Things relevant to "significance:"- Novelty: Something I'm pretty sure is an entirely new idea. Of course it also has to be relevant. The most pure example of this is the Lacuna = Tooth fairy theory.
- If it is a good representation of, or advances a popular topic. I.E. I think someone deliberately crafted a Simon=Cowl topic for the DFRC They did a good job with the presentation and development (discussed below) and it was a popular theory that we didn't have an archived representation of to point new members at so it got transferred (I think). I think I've transferred several Little Chicago threads that theorized from a relevantly different angle because of how they "advanced" the topic.
- Presentation: Formatting matters, so if I have a choice between 2 topics that say the same thing but one is a single paragraph with no line brakes, while another one with the same conclusions has all the thoughts in bullet form with nice bolded headers for each sub section, the latter will get the transfer.
- Development: Between two topics, if one includes things like "I remember a WoJ that implies x" or "I remember book Y saying this particular detail" while the other quotes the actual relevant WoJ's or book excerpt, I'll chose the one with quotes.
- References: External mythology and stuff that could have influenced Jim's creation of the DF also adds relevance to a topic becoming a reference topic since it brings material to our table that many of us may otherwise be unaware of. Links to sources and pictures and stuff really get my attention too. Take a look in the DFRC, and you will find references to Yeats, quotes from Wikipedia on the Battle of Hastings, and may discussions on various myths that Mac could be from with relevant references. Heck, I've got a topic that utilizes a Feynman Diagram to illustrate the relationships between the Fae mantles.

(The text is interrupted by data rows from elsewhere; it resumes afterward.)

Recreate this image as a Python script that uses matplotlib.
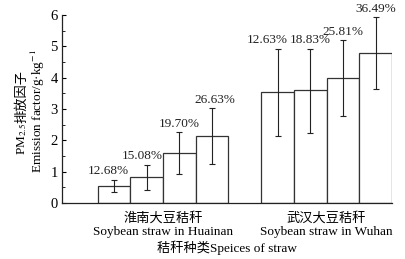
import numpy as np
import matplotlib.pyplot as plt

plt.rcParams['font.family'] = ['Liberation Serif', 'Noto Sans CJK SC', 'DejaVu Sans']
plt.rcParams['mathtext.fontset'] = 'stix'

# data
groups = ['淮南大豆秸秆\nSoybean straw in Huainan', '武汉大豆秸秆\nSoybean straw in Wuhan']
huainan_vals = [0.56, 0.83, 1.59, 2.15]
huainan_err_lo = [0.35, 0.43, 0.92, 1.26]
huainan_err_hi = [0.75, 1.23, 2.27, 3.03]
huainan_pct = ['12.68%', '15.08%', '19.70%', '26.63%']
wuhan_vals = [3.53, 3.60, 3.98, 4.80]
wuhan_err_lo = [2.14, 2.25, 2.78, 3.63]
wuhan_err_hi = [4.93, 4.93, 5.19, 5.95]
wuhan_pct = ['12.63%', '18.83%', '25.81%', '36.49%']

vals = np.array(huainan_vals + wuhan_vals)
lo = np.array(huainan_err_lo + wuhan_err_lo)
hi = np.array(huainan_err_hi + wuhan_err_hi)
pct = huainan_pct + wuhan_pct
x = np.array([0, 1, 2, 3, 5, 6, 7, 8])
nudge = [-0.18, -0.14, 0.0, 0.08, -0.3, 0.0, 0.0, 0.0]

fig = plt.figure(figsize=(4.05, 2.59), dpi=100)
ax = fig.add_axes([0.153, 0.216, 0.815, 0.726])

ax.bar(x, vals, width=1.0, color='white', edgecolor='#333333', linewidth=0.9)
ax.errorbar(x, vals, yerr=[vals - lo, hi - vals], fmt='none', ecolor='#222222',
            elinewidth=0.8, capsize=2.3, capthick=0.8)
for xi, h, t, dx in zip(x, hi, pct, nudge):
    ax.annotate(t, (xi + dx, h), xytext=(0, 1.5), textcoords='offset points',
                ha='center', va='bottom', fontsize=9.5, color='#222222')

ax.set_xlim(-1.59, 8.5)
ax.set_ylim(0, 6)
ax.set_yticks(range(7))
ax.set_yticks(np.arange(0.5, 6, 1), minor=True)
ax.tick_params(axis='y', which='major', direction='in', length=3, labelsize=10.5, pad=3)
ax.tick_params(axis='y', which='minor', direction='in', length=2)
ax.set_xticks([1.5, 6.5])
ax.set_xticklabels(groups, fontsize=9.5, linespacing=1.2)
ax.tick_params(axis='x', length=0, pad=6)
for s in ['top', 'right']:
    ax.spines[s].set_visible(False)
for s in ['left', 'bottom']:
    ax.spines[s].set_linewidth(0.9)
    ax.spines[s].set_color('#222222')

ax.set_xlabel('秸秆种类Speices of straw', fontsize=9.5, labelpad=2)

# two-line y label
fig.text(0.054, 0.525, 'PM$_{2.5}$', rotation=90, ha='center', va='top', fontsize=9.5)
fig.text(0.054, 0.525, '排放因子', rotation=90, ha='center', va='bottom', fontsize=9.5)
fig.text(0.094, 0.571, 'Emission factor/g·kg$^{-1}$', rotation=90, ha='center', va='center',
         fontsize=9.5)

fig.savefig('out.png', dpi=100)
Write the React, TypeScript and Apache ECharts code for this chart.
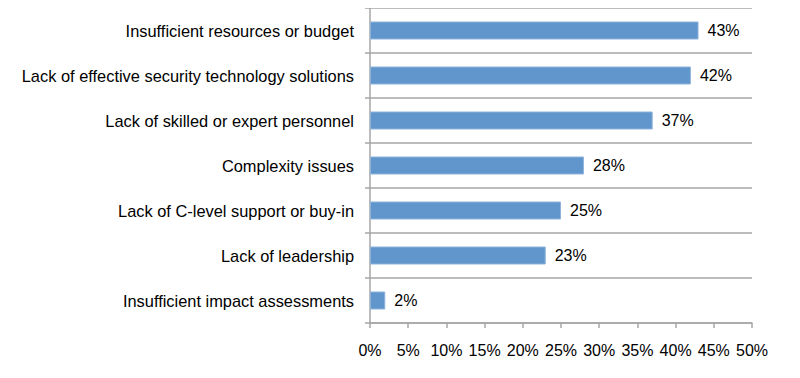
import React, { useEffect, useRef } from "react";
import * as echarts from "echarts";

const categories = [
  "Insufficient resources or budget",
  "Lack of effective security technology solutions",
  "Lack of skilled or expert personnel",
  "Complexity issues",
  "Lack of C-level support or buy-in",
  "Lack of leadership",
  "Insufficient impact assessments",
];
const values = [43, 42, 37, 28, 25, 23, 2];

export default function App() {
  const ref = useRef<HTMLDivElement>(null);
  useEffect(() => {
    if (!ref.current) return;
    const chart = echarts.init(ref.current, undefined, { renderer: "svg" });
    const font = "'Liberation Sans', Arial, sans-serif";
    chart.setOption({
      animation: false,
      grid: { left: 370, right: 48, top: 8, bottom: 55, containLabel: false },
      xAxis: {
        type: "value",
        min: 0,
        max: 50,
        interval: 5,
        axisLine: { show: true, lineStyle: { color: "#A6A6A6", width: 1.5 } },
        axisTick: { show: true, length: 5, lineStyle: { color: "#A6A6A6", width: 1.5 } },
        splitLine: { show: false },
        axisLabel: {
          formatter: "{value}%",
          color: "#000",
          fontSize: 16,
          fontFamily: font,
          margin: 19,
        },
      },
      yAxis: {
        type: "category",
        data: categories,
        inverse: true,
        axisLine: { show: true, lineStyle: { color: "#A6A6A6", width: 1.5 } },
        axisTick: { show: true, length: 5, lineStyle: { color: "#A6A6A6", width: 1.5 } },
        splitLine: { show: true, lineStyle: { color: "#A6A6A6", width: 1.5 } },
        axisLabel: {
          color: "#000",
          fontSize: 16.4,
          fontFamily: font,
          margin: 16,
          padding: [3, 0, 0, 0],
        },
      },
      series: [
        {
          type: "bar",
          data: values,
          barWidth: 18,
          itemStyle: { color: "#6096CB", borderColor: "#8DB3DB", borderWidth: 1 },
          label: {
            show: true,
            position: "right",
            distance: 9,
            formatter: "{c}%",
            color: "#000",
            fontSize: 16,
            fontFamily: font,
          },
        },
      ],
    });
    return () => chart.dispose();
  }, []);
  return <div ref={ref} style={{ width: 800, height: 378, margin: -8 }} />;
}
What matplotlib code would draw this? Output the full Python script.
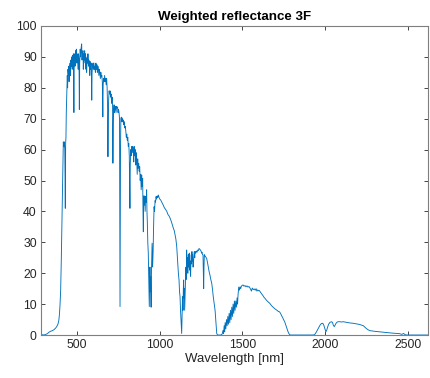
import matplotlib
matplotlib.use("Agg")
import matplotlib.pyplot as plt

# (wavelength nm, weighted reflectance), by band
uv_blue = [(280, 0.0), (290, 0.1), (300, 0.0), (310, 0.2), (320, 0.4), (330, 0.9),
           (340, 1.2), (350, 1.4), (360, 1.7), (370, 2.2), (378, 2.8), (385, 3.6),
           (390, 4.8), (394, 7.0), (397, 9.7), (401, 14.6), (405, 25), (409, 38),
           (413, 52), (417, 62.5), (421, 61), (423, 62.5), (426, 60), (429, 41),
           (431, 62), (433, 64), (435, 72), (438, 78), (441, 84), (443, 80),
           (445, 86), (448, 84), (450, 87), (452, 82), (455, 86.5), (458, 88),
           (460, 84), (463, 89), (466, 87), (468, 90), (471, 86), (473, 90.5),
           (476, 88), (478, 91), (481, 72), (483, 89), (486, 91), (488, 87),
           (491, 92), (494, 89), (496, 92.5), (499, 88)]
visible = [(501, 91), (504, 90), (507, 86), (509, 91), (512, 89), (514, 73),
           (516, 88), (519, 92.5), (522, 90), (525, 93), (528, 94.2), (530, 89),
           (533, 91), (536, 92), (538, 86), (541, 91), (544, 89), (546, 92),
           (549, 88), (551, 91), (554, 86), (556, 89.5), (558, 85), (561, 90),
           (564, 88), (566, 91), (569, 87), (571, 89), (574, 88.5), (577, 84),
           (579, 88.5), (582, 86), (585, 88), (587, 84), (589, 76), (591, 85),
           (594, 87.5), (597, 88), (599, 86), (602, 88), (605, 86), (608, 87),
           (611, 85), (614, 88), (617, 86), (620, 87.5), (623, 85), (626, 87),
           (629, 86), (632, 84), (635, 86), (638, 85), (641, 83), (644, 85),
           (647, 83.5), (650, 84), (653, 82), (656, 70.6), (658, 81), (661, 83),
           (664, 82), (667, 84), (670, 82), (673, 83), (676, 81), (679, 83),
           (682, 80), (685, 73), (687, 57.7), (689, 70), (691, 76), (694, 79),
           (697, 78), (700, 79)]
red_edge = [(703, 77), (706, 78), (709, 75), (712, 77), (715, 74), (717, 55.6),
            (719, 68), (721, 73), (724, 74.5), (727, 72), (730, 73.5), (733, 74),
            (736, 72), (739, 74), (742, 73.5), (745, 73.8), (748, 72), (751, 73),
            (754, 72), (757, 70), (759, 30), (760, 9.2), (761, 25), (763, 60),
            (765, 70), (768, 70.5), (771, 69), (774, 70.2), (777, 69), (780, 69.6),
            (783, 68), (786, 69), (789, 67), (792, 67.5), (795, 66), (798, 64),
            (801, 65), (804, 63), (807, 64), (810, 61), (813, 62), (816, 58),
            (818, 50), (820, 41), (822, 55), (825, 60), (828, 58), (831, 61),
            (834, 59), (837, 61), (840, 60), (843, 56), (846, 61), (849, 58),
            (852, 60), (855, 55), (858, 59), (861, 56.6), (864, 52), (867, 57),
            (870, 54), (873, 55.5), (876, 53), (879, 54.5), (882, 50), (885, 52),
            (888, 47), (891, 51.8), (894, 48), (897, 50.7)]
nir_1 = [(899, 40), (901, 33.4), (903, 45), (906, 42), (909, 45), (912, 40),
         (915, 44.8), (918, 43), (921, 47), (923, 40), (925, 37), (928, 30),
         (931, 26.5), (934, 18), (937, 9.2), (939, 15), (941, 22), (943, 14),
         (945, 18.9), (947, 12), (948, 9), (950, 20), (952, 25), (954, 29.7),
         (957, 22), (960, 26.5), (963, 35), (966, 41.5), (969, 40), (972, 43.5),
         (975, 43), (978, 44.8), (981, 44), (985, 45), (988, 44.5), (992, 45.3),
         (996, 44.5), (1000, 44), (1006, 43.7), (1012, 43), (1017, 42.5),
         (1022, 42), (1028, 41.2), (1035, 40.7), (1043, 40), (1050, 39),
         (1057, 38.5), (1063, 37.8), (1070, 36.8), (1077, 35.5), (1083, 34.5),
         (1088, 33.8), (1093, 32.4), (1098, 31), (1103, 28.6), (1106, 26),
         (1109, 23.2), (1113, 20), (1117, 17.8), (1120, 14), (1123, 12.4),
         (1126, 8), (1129, 4.9), (1131, 2.5), (1133, 0.5), (1135, 5), (1137, 10),
         (1139, 12.4), (1141, 8), (1143, 15), (1145, 17.8), (1147, 12),
         (1149, 15), (1151, 8), (1153, 12), (1155, 16), (1157, 19), (1159, 22),
         (1161, 18), (1163, 27.5)]
nir_2 = [(1165, 22), (1167, 25), (1169, 20), (1171, 20), (1173, 26), (1175, 22),
         (1177, 25), (1179, 26.5), (1181, 21), (1183, 24), (1185, 22), (1187, 19),
         (1189, 24), (1191, 26), (1193, 23), (1195, 27), (1197, 24), (1199, 26),
         (1201, 22), (1203, 22), (1206, 25), (1209, 27), (1212, 25), (1214, 27),
         (1218, 26.5), (1222, 27.2), (1226, 26.8), (1230, 27.5), (1234, 27.3),
         (1238, 28), (1242, 27.8), (1246, 27.5), (1250, 27.2), (1253, 26.5),
         (1256, 26.8), (1259, 26), (1262, 25.9), (1264, 20), (1266, 15),
         (1268, 22), (1270, 26), (1274, 25.6), (1279, 25.2), (1284, 24.8),
         (1289, 23.5), (1294, 22), (1299, 20.5), (1304, 19.4), (1309, 18),
         (1315, 16.7), (1320, 14.5), (1324, 12.4), (1330, 10), (1335, 8),
         (1340, 4), (1343, 1.5), (1345, 0.5), (1350, 0), (1360, 0), (1370, 0)]
swir_1 = [(1378, 0.3), (1383, 1.5), (1386, 0.5), (1390, 3), (1393, 1), (1396, 4),
          (1400, 2), (1404, 5), (1408, 3), (1412, 6), (1416, 3.5), (1420, 7),
          (1424, 4), (1428, 8), (1432, 5), (1436, 9), (1440, 6), (1444, 10),
          (1448, 7), (1452, 11), (1456, 8), (1460, 11), (1464, 9), (1468, 12),
          (1471, 10), (1474, 13), (1478, 15.5), (1482, 14.5), (1486, 15.6),
          (1490, 15), (1494, 15.8), (1498, 16), (1504, 16.2), (1510, 15.8),
          (1516, 16), (1522, 15.6), (1528, 15.9), (1534, 15.5), (1540, 15.7),
          (1545, 15.3), (1550, 14.8), (1555, 14.2), (1560, 15.2), (1566, 14.7),
          (1572, 14.9), (1578, 14.5), (1583, 15), (1588, 14.2), (1593, 14.6),
          (1598, 14.3), (1603, 14.4), (1610, 13.8), (1617, 13.3), (1624, 12.8),
          (1631, 12.2), (1638, 11.8), (1645, 11.3), (1652, 10.9), (1658, 10.6),
          (1665, 10.3), (1672, 9.8), (1680, 9.3), (1688, 8.9), (1696, 8.5),
          (1704, 8.2), (1712, 7.9), (1718, 7.6), (1725, 7.5), (1732, 6.9),
          (1738, 6.2), (1744, 5.6), (1750, 4.9), (1756, 4.3), (1762, 3.4),
          (1768, 2.4), (1774, 1.4), (1780, 0.6), (1786, 0.1), (1790, 0),
          (1850, 0), (1900, 0), (1930, 0)]
swir_2 = [(1940, 0.3), (1950, 1.2), (1960, 2.2), (1970, 3.2), (1978, 3.7),
          (1986, 3.8), (1992, 3.3), (1998, 2.2), (2003, 1.4), (2006, 1.1),
          (2010, 1.5), (2016, 2.6), (2022, 3.5), (2030, 4.1), (2040, 4.3),
          (2046, 4.0), (2050, 3.2), (2056, 2.7), (2062, 3.3), (2068, 3.9),
          (2074, 4.2), (2080, 4.3), (2090, 4.3), (2100, 4.2), (2110, 4.3),
          (2120, 4.2), (2130, 4.1), (2140, 4.0), (2150, 3.9), (2160, 3.85),
          (2170, 3.8), (2180, 3.7), (2192, 3.6), (2200, 3.5), (2210, 3.4),
          (2220, 3.2), (2232, 3.0), (2240, 2.6), (2250, 2.1), (2260, 1.7),
          (2273, 1.4), (2285, 1.3), (2300, 1.2), (2320, 1.1), (2340, 1.0),
          (2353, 0.9), (2370, 0.8), (2390, 0.7), (2410, 0.6), (2434, 0.5),
          (2450, 0.45), (2465, 0.2), (2475, 0.5), (2485, 0.1), (2494, 0),
          (2520, 0), (2560, 0), (2600, 0), (2625, 0)]

x_ticks = [500, 1000, 1500, 2000, 2500]
y_ticks = [0, 10, 20, 30, 40, 50, 60, 70, 80, 90, 100]
title = "Weighted reflectance 3F"
x_label = "Wavelength [nm]"

bands = [uv_blue, visible, red_edge, nir_1, nir_2, swir_1, swir_2]
wl = [p[0] for b in bands for p in b]
refl = [p[1] for b in bands for p in b]

plt.rcParams['font.family'] = ['Liberation Sans', 'DejaVu Sans']

fig = plt.figure(figsize=(4.30, 3.78), dpi=100)
ax = fig.add_axes([41 / 430, 43 / 378, 387 / 430, 309 / 378])
ax.plot(wl, refl, color='#0072BD', lw=0.65)

ax.set_xlim(282, 2623)
ax.set_ylim(0, 100)
ax.set_xticks(x_ticks)
ax.set_yticks(y_ticks)
ax.tick_params(direction='in', length=3, width=0.6, colors='#262626',
               labelsize=8.8, top=True, right=True, pad=3)
for s in ax.spines.values():
    s.set_color('#7f7f7f')
    s.set_linewidth(0.8)
ax.set_title(title, fontsize=9.6, fontweight='bold', color='black', pad=4)
ax.set_xlabel(x_label, fontsize=9.5, color='#262626', labelpad=1)

fig.savefig('out.png', dpi=100)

- Substance/meatiness: If a topic OP consists of just a 1 line question, unless some serious development progresses in the later comments, I probably won't transfer it because it's the conclusions that tend to carry the most weight for me, not the questions. Plus, see my first criteria. It's harder for a topic to get my attention after it's locked if the significance is in the replies rather than the original post.
Let me revisit the "it has to come to my attention" part. This is probably the most arbitrary part of my evaluating potential topics, because I'm not always active, and how something gets my attention can vary, but some rather subjective/arbitrary things influence it (Such as if I take a brake from participating on the forums). But in addition to that, there have been plenty of times when I went on an active prowl looking for new topics to transfer, and part of my method was to go to the profiles of forum posters who have a history of generating topics that I'd transferred in the past (There is a "topics" tab in the show posts page of everyone's profile). This ends up biasing things towards those that have already made contributions though. But I do post in the suggest topics sticky asking for suggestions as well.
Another way topics come to my attention is when I'm researching the forums using the search function to find a post I remember someone making that I want to use in my response to someone's current topic. This happened today, in that Griff listed his WAGs and I searched for one I remember him generating topics on. I saw that the topic he generated was well presented and developed, referenced interesting external mythos, and came to significant conclusions. Although the version I transferred wasn't in itself novel, it was novel relatively recently, and wasn't represented in the DFRC. The search also pointed me at a slightly older topic Eldest Gruff generated that had even more polish and meat to it and I transferred that one as well.